Craven District Council: Low carbon retrofit
Craven District Council unanimously declared a Climate Emergency in August 2019 and since then has taken big steps to reduce its energy demand and generate its own energy. It is committed to becoming carbon neutral by 2030.
The council formed a partnership scheme to make 30 homes and flats more thermally efficient, saving money for social housing residents on their bills. Improvement works – known as retrofit – aim to help improve these homes’ energy efficiency, making them easier to heat and keep warm, while fossil fuel use will be replaced by renewable, clean energy. The council also pledged to retrofit all its buildings by installing solar panels. Meanwhile, a few of the council buildings benefitted from roof insulation and heat pumps.
The Zero Carbon Craven project was boosted by the appointment of an environmental charity, Hubbub, which encouraged residents in the rural district to reduce their energy consumption at home and save money during winter via webinars, leaflets and website information.
In addition, the council worked collaboratively with social landlord Yorkshire Housing to retrofit 30 houses and flats.

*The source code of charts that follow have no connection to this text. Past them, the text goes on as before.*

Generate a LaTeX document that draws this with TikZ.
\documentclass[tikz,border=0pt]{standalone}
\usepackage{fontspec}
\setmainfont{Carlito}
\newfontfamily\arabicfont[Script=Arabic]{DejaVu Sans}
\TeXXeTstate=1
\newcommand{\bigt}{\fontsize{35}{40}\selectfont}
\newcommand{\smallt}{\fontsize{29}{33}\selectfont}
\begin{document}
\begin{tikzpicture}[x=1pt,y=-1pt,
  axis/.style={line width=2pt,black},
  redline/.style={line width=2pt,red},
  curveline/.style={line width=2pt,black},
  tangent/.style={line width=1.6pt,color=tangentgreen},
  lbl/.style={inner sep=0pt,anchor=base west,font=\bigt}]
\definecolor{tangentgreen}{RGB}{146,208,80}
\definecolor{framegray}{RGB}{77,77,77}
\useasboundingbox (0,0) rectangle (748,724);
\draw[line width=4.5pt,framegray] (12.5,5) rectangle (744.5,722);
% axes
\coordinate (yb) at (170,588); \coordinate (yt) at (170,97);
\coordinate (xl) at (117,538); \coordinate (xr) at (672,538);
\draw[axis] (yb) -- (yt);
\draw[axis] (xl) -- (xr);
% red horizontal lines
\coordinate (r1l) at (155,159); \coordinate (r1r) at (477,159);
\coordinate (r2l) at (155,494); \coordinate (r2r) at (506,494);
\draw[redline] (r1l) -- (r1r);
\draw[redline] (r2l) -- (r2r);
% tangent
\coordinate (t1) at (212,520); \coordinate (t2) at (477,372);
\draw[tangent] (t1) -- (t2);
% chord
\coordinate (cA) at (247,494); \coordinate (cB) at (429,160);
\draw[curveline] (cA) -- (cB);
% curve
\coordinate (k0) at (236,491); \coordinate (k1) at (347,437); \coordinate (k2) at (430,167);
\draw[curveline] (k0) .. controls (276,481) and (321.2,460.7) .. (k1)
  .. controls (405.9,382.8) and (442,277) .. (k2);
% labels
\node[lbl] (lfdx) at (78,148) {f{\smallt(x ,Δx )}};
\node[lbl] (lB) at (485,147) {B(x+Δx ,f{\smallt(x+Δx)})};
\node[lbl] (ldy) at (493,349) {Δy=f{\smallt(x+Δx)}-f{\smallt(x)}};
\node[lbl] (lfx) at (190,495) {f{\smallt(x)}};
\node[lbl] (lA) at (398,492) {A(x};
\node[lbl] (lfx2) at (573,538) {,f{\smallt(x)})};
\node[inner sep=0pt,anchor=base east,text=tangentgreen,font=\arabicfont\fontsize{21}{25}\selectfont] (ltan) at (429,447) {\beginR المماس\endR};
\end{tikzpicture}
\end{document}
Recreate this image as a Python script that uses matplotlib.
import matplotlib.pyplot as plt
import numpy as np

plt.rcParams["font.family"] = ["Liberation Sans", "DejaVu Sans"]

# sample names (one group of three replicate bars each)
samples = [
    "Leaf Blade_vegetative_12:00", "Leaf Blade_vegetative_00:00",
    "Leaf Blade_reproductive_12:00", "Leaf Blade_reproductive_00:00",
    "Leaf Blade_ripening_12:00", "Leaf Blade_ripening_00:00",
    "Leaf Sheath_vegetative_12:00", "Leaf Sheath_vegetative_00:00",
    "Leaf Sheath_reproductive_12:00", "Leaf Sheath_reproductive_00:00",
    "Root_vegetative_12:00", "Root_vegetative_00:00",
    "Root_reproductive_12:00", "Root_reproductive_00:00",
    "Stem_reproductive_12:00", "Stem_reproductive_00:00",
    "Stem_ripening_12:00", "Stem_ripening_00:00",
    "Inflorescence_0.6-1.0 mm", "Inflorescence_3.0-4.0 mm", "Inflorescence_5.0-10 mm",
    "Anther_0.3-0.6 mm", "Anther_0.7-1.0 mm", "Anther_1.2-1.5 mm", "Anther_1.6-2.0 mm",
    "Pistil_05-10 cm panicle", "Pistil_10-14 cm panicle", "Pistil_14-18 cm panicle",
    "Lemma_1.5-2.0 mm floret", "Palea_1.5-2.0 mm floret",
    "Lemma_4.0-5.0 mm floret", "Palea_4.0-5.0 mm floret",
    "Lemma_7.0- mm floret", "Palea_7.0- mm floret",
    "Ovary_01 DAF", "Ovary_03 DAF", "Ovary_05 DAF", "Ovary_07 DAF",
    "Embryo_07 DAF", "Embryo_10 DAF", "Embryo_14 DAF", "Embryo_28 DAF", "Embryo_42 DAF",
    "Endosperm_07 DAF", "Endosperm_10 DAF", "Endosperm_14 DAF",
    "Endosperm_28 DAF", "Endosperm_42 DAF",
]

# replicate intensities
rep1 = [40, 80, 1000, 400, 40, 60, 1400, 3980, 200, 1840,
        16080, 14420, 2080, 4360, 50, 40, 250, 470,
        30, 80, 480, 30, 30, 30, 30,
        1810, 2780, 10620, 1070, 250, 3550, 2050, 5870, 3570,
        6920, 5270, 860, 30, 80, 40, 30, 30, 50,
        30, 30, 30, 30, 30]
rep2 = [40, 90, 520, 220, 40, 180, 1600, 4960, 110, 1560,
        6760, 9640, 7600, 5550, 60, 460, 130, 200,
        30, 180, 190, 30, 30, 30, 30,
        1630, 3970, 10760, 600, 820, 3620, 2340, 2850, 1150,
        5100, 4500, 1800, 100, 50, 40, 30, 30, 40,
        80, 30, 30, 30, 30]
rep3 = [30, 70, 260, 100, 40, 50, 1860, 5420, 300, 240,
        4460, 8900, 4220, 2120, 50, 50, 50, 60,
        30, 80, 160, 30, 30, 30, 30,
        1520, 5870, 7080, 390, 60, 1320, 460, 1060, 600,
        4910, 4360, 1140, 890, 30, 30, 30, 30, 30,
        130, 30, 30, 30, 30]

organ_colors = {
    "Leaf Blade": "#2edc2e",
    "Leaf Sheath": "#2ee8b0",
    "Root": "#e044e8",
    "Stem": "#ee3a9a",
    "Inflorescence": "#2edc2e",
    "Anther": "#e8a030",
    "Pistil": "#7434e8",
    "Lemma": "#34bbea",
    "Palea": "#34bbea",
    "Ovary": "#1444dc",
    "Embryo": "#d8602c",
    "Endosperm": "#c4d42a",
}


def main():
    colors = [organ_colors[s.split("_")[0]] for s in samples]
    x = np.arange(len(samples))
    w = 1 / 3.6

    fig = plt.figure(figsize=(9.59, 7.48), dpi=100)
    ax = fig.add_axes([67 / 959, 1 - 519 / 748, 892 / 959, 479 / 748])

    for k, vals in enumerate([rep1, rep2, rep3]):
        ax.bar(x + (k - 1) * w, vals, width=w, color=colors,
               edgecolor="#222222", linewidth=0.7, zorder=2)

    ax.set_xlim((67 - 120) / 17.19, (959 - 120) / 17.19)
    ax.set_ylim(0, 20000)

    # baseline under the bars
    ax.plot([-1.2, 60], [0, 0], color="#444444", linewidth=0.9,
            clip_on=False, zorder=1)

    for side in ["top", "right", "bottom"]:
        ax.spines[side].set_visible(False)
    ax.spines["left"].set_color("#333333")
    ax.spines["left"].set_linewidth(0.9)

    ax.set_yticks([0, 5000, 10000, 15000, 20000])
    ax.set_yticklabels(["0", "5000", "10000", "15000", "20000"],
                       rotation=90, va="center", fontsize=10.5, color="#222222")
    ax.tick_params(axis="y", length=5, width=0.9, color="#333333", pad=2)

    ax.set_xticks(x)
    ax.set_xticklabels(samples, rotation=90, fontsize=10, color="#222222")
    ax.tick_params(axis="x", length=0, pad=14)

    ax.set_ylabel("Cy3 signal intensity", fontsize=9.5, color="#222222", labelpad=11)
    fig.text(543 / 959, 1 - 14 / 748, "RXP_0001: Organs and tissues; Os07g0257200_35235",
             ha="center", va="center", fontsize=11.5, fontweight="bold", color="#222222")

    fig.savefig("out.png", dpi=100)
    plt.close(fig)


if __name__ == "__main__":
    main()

Generating energy from renewables such as the sun or wind doesn’t produce any emissions. It’s also improved properties by at least one EPC (energy performance certificate) band which will help reduce the impact of rising energy prices while cutting carbon emissions by 30 tonnes.
In addition, the 30 properties benefitted from solar panels and air source heat pumps. This deep retrofit would help lower people’s energy bills and provide warm and secure housing, which in turn would help improve living conditions.
The aim of the programme is to save 266 tonnes of carbon, which is equivalent to saving over 12,000 trees.
Almost 800 solar panels have been fitted in total to most of council buildings and it is estimated Craven and its successor council will save nearly £130,000 a year in energy costs for the next 10-25 years (based on latest energy prices).